La respuesta en el caso de ambos ciclos creados por plataformas de streaming (Netflix y Amazon, respectivamente) siempre es la comedia, aunque sus tramas se inclinen hacia el otro lado de la balanza y sus temas, coyunturales y trascendentes, tiendan hacia el otro lado. Que sean además dos de las mejores series actuales contribuye a que su género mixto se reproduzca en todo el campo audiovisual. Incluso hasta alcanzar lugares sorprendentes. Como el más reciente film de Steven Spielberg: Puente de espías.
La intriga internacional que transcurre durante el punto más álgido de la Guerra Fría se toma muy en serio la reconstrucción de época y los conflictos políticos y personales de sus personajes, y sin embargo, gracias a la participación de los hermanos Ethan y Joel Coen en el guión, la comedia -en la peculiar forma que la entienden los directores de Fargo- se cuela por la ventana.
El caso de La gran apuesta y Joy: el nombre del éxito, la conexión con el humor es mucho más directa.

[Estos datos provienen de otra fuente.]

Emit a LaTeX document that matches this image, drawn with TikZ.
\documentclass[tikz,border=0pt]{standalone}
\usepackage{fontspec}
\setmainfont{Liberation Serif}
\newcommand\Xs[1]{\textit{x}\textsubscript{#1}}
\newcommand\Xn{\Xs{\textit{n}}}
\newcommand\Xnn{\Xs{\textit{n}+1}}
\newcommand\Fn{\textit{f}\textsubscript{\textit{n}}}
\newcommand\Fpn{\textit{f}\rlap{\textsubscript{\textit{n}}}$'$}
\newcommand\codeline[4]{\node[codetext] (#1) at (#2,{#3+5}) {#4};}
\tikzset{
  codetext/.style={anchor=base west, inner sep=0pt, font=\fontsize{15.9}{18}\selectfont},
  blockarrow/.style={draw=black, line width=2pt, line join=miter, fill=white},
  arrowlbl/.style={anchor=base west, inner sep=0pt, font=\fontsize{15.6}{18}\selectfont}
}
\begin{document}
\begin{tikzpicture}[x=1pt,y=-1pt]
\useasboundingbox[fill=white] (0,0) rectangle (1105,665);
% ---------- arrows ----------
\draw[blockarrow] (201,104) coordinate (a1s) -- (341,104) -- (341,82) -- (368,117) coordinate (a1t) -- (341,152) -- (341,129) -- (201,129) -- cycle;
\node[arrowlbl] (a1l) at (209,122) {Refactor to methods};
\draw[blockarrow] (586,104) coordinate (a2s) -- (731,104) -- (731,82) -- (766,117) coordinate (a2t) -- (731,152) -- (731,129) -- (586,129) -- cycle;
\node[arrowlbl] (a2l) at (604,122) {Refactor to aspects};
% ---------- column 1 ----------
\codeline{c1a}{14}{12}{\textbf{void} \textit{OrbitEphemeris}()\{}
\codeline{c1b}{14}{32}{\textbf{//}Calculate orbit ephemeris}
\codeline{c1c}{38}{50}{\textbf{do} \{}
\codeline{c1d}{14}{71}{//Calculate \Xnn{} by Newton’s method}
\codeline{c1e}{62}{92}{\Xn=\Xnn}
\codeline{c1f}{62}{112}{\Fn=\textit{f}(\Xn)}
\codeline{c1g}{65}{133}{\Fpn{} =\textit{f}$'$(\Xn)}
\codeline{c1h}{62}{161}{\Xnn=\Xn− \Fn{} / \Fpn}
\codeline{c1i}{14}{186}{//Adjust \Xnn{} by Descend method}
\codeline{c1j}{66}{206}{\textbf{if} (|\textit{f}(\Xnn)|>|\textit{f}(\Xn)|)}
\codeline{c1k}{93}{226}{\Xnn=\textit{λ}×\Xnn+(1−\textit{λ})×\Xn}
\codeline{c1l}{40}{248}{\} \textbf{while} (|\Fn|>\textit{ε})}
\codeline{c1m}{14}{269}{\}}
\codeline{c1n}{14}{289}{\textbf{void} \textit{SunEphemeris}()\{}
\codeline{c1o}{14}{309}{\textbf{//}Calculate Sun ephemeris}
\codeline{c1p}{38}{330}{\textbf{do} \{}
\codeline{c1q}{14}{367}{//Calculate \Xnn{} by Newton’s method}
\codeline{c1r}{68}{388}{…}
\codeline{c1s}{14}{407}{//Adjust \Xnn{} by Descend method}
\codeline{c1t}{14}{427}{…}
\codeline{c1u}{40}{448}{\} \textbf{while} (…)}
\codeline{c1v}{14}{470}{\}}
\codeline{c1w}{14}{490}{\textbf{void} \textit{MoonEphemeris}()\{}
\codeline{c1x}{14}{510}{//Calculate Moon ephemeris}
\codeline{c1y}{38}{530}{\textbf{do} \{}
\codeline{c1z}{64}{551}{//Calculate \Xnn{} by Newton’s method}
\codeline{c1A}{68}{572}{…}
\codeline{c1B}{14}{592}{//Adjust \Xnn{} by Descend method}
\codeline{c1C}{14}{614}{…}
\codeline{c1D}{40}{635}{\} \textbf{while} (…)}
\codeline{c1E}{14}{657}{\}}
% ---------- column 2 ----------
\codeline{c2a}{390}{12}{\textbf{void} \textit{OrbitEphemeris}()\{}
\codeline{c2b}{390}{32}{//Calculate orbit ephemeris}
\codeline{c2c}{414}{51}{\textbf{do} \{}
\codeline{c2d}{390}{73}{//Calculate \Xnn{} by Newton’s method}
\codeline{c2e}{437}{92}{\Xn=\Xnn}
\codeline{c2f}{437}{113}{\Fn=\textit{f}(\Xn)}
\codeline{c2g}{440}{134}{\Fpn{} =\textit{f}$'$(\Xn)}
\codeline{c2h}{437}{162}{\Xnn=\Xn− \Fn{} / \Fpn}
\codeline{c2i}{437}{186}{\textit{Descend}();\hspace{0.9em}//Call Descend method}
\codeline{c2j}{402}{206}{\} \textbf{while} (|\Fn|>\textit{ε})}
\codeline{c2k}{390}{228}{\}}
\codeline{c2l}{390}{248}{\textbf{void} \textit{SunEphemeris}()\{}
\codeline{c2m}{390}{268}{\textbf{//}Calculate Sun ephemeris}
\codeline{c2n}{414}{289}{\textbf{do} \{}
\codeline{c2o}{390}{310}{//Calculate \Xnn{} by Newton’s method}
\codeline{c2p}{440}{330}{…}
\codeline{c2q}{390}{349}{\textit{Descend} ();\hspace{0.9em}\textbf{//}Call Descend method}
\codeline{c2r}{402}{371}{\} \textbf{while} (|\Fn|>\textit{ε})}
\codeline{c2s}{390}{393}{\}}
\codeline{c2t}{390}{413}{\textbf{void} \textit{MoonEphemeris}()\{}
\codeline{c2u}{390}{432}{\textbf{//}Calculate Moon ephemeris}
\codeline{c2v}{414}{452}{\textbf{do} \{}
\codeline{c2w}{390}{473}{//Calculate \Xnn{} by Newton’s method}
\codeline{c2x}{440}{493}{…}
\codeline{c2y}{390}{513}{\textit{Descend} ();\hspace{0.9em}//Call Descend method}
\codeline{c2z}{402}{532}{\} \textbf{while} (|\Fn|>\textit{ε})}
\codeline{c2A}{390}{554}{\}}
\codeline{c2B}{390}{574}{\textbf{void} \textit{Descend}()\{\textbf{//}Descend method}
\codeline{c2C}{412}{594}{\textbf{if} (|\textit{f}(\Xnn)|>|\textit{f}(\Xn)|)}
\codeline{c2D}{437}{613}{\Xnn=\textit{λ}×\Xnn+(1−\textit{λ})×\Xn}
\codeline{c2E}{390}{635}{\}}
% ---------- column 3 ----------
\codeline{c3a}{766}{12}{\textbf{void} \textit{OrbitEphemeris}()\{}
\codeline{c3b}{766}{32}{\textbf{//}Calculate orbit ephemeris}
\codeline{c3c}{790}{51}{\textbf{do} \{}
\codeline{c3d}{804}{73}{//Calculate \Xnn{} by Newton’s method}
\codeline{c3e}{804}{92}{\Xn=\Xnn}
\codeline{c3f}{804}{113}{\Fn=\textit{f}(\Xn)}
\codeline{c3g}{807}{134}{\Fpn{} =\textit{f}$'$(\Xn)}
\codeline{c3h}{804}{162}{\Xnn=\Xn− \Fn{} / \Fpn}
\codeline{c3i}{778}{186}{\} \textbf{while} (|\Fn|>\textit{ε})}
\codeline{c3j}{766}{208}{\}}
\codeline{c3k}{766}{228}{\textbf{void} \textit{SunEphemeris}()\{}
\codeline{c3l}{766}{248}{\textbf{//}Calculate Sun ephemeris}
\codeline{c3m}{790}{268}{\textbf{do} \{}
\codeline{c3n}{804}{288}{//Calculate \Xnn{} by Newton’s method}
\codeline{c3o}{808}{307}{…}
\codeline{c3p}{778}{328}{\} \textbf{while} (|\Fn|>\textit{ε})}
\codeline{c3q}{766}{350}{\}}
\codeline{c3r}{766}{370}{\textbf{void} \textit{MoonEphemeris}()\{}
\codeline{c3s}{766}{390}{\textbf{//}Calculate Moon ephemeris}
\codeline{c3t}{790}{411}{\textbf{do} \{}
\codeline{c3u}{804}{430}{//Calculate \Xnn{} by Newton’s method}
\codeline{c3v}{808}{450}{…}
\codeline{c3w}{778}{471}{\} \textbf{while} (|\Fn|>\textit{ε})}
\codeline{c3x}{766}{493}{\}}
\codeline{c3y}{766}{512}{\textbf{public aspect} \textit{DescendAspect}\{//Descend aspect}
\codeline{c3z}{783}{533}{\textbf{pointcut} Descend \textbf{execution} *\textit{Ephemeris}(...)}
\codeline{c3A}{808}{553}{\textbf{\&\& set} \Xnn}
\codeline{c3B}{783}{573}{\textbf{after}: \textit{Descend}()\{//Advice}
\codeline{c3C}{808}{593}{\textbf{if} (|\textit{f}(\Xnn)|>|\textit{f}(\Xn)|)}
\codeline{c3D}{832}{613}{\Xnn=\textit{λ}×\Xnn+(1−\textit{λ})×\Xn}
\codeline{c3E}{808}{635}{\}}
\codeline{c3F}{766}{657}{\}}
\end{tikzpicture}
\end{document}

La primera fue dirigida por Adam McKay, uno de los creadores más interesantes de la nueva comedia americana, y está protagonizada por Steve Carell, una de sus caras más reconocibles. Así, entre complejas explicaciones bursátiles y enrevesadas revelaciones sobre la economía de los Estados Unidos, el guión aprovecha al máximo lo absurdo y dantesco del derrumbe del capitalismo mostrado en escenas que dan risa aunque sean para llorar. Ayuda, claro, un elenco en el que además del talentoso Carell, nacido en la comedia, pero ya con una amplia trayectoria en el drama, aparecen Ryan Gosling, Rafe Spall, Hamish Linklater, Jeremy Strong y hasta Brad Pitt empeñado en convencer que también puede con el humor. A Christian Bale, siempre intenso, le toca jugar los costados más deprimentes y dramáticos de la historia.
Joy, en cambio, sigue la línea de todo el cine de David O Russell, un experto en dramedies que cada vez parece dominar con más habilidad la delgada línea que une y separa uno y el otro término de la ecuación. Ya lo había logrado en El lado positivo de la vida y Escándalo americano, y en el film que se estrena la semana que viene vuelve a repetir la fórmula ganadora.

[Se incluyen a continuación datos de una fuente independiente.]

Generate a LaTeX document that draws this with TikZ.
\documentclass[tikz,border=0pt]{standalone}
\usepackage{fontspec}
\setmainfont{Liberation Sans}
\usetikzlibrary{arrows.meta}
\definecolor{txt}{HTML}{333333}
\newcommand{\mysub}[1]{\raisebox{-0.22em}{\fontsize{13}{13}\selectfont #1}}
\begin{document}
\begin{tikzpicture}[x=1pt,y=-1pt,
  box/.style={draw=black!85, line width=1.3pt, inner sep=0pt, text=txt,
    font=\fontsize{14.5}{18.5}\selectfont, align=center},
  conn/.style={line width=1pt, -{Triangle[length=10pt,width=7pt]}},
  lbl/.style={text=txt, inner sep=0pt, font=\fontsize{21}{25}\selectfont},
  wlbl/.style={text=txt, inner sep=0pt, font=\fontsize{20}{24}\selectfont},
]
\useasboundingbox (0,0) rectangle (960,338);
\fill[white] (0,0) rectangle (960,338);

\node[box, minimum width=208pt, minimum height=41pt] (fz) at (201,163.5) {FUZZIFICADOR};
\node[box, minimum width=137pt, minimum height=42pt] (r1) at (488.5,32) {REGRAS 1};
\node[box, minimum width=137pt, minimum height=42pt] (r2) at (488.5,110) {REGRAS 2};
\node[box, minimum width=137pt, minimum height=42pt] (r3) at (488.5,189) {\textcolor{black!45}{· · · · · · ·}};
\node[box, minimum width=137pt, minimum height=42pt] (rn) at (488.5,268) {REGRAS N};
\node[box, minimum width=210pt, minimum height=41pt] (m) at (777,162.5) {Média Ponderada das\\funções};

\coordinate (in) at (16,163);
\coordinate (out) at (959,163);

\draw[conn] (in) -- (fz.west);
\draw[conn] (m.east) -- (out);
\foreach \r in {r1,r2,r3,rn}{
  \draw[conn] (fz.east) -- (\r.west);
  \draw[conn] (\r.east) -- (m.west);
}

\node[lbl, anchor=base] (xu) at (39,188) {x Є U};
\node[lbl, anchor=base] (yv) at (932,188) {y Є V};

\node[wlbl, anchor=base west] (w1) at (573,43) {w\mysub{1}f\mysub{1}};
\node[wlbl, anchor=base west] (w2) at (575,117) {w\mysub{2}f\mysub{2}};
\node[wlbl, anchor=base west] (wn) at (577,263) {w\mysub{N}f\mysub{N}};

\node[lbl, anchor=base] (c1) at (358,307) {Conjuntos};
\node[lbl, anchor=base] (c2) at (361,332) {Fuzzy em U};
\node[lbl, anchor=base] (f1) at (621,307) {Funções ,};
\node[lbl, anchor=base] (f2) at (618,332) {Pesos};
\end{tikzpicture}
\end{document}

En la pantalla chica también
Si el cine suele ser más tajante y estricto cuando de géneros se trata, la TV no lo es tanto. Especialmente en los últimos años.
Desde que Desperate Housewives y Six Feet Under, de maneras completamente diferentes, habilitaron la posibilidad de reírse de la muerte se abrió la caja de Pandora y los monstruos del drama invadieron la comedia y viceversa.

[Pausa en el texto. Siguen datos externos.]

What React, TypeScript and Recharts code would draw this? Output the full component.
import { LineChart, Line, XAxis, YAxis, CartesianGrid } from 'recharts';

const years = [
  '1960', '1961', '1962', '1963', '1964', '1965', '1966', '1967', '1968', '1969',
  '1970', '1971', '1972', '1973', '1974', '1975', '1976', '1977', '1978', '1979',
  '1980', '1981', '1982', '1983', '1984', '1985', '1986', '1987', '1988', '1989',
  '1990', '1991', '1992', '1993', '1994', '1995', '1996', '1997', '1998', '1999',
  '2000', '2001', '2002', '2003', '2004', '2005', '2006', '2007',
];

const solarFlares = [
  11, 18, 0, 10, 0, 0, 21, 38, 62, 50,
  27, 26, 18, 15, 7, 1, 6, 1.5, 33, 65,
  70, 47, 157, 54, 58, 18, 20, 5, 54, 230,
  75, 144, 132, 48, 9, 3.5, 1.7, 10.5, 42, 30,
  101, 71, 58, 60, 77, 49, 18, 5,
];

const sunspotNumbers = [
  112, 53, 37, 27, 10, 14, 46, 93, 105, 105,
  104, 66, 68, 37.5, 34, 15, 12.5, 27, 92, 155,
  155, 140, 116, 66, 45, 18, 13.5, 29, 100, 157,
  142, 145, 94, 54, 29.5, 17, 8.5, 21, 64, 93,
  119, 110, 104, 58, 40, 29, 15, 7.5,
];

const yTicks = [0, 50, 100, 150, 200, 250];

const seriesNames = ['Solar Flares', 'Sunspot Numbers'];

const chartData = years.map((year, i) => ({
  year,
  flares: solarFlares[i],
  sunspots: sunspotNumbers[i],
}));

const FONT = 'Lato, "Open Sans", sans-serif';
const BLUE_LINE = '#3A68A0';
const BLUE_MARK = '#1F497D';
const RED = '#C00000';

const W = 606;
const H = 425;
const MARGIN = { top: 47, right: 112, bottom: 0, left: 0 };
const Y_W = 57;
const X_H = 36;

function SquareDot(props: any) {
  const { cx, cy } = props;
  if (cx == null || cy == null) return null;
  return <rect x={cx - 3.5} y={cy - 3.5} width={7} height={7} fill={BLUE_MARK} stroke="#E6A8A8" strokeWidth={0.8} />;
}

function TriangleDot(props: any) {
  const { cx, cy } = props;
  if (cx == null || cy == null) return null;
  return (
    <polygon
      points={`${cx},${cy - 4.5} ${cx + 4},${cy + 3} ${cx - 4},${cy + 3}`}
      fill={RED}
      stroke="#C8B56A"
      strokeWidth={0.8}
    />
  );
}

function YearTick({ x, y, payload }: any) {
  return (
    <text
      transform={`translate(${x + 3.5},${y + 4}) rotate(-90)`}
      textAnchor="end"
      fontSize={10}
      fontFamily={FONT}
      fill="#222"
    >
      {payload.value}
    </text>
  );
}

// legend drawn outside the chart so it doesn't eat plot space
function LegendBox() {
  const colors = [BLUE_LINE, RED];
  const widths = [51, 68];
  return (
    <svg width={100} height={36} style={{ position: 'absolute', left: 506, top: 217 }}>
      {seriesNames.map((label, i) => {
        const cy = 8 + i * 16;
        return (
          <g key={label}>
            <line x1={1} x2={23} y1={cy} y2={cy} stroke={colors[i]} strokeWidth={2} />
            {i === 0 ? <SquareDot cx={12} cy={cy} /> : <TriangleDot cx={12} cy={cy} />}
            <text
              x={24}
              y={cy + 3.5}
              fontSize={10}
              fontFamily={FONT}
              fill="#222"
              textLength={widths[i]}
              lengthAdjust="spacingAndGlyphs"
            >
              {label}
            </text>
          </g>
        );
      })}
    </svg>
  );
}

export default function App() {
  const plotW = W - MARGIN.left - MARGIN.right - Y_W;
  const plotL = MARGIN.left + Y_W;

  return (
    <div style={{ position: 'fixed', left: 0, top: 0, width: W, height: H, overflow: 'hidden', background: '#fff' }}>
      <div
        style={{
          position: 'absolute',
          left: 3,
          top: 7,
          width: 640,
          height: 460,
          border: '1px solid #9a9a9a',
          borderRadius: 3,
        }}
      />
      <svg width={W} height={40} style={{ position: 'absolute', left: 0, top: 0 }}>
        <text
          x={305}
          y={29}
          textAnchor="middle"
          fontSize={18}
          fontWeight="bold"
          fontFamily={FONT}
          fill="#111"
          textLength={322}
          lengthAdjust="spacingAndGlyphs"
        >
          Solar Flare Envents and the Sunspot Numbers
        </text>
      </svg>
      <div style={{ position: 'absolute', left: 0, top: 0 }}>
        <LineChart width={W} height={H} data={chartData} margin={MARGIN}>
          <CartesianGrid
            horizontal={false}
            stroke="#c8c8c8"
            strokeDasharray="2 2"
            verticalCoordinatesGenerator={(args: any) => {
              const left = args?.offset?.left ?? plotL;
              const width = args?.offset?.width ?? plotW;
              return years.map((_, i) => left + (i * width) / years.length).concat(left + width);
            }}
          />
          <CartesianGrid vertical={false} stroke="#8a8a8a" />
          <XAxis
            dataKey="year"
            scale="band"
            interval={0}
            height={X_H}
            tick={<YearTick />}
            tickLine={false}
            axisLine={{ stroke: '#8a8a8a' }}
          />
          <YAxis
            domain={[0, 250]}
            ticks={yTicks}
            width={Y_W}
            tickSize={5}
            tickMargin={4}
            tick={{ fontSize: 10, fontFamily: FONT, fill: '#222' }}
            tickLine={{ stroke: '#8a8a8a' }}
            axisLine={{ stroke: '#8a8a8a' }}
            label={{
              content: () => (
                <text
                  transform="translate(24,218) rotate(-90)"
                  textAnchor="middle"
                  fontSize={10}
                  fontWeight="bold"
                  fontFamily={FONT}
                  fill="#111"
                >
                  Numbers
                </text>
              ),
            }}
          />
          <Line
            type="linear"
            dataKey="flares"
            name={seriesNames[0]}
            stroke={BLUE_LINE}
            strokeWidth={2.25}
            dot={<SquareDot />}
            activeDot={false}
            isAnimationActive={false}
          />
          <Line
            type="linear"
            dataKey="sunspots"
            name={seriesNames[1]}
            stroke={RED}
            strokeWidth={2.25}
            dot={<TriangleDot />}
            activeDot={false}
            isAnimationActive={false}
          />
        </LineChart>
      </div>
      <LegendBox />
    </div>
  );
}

Jane the Virgin y Empire, directas herederas del tono telenovelesco de las amas de casa desesperadas, son dos de las series más exitosas de las últimas temporadas, dos dramedies reconocidas por el público y la crítica, aunque en un comienzo no fueran las ficciones que más expectativas generaban. Después de todo, la historia de una chica latina, virgen, inseminada por accidente, no parecía la receta ideal para atrapar al público norteamericano. Y mucho menos lo parecía el relato de una dinastía de hip hop en el que el patriarca es un despiadado homofóbico y la matriarca, una ex convicta con más resentimientos que límites.
Tal vez el ingrediente secreto de la fórmula para que el drama y la comedia revueltos den como resultado un nuevo género fascinante sea la empatía. Sin ella, un experimento como el de la sitcom Mom que emite Warner no funcionaría. Tradicional a más no poder en sus formas, su contenido, en cambio, no podría serlo menos.
La relación entre una madre adicta -la maravillosa Allison Janney- y su hija alcohólica -Anna Faris- intentando conectarse con sus propios hijos después de años de descuido, bien podría haber sido un dramón lacrimógeno, pero no. Es una comedia con algo de drama. Es una dramedy.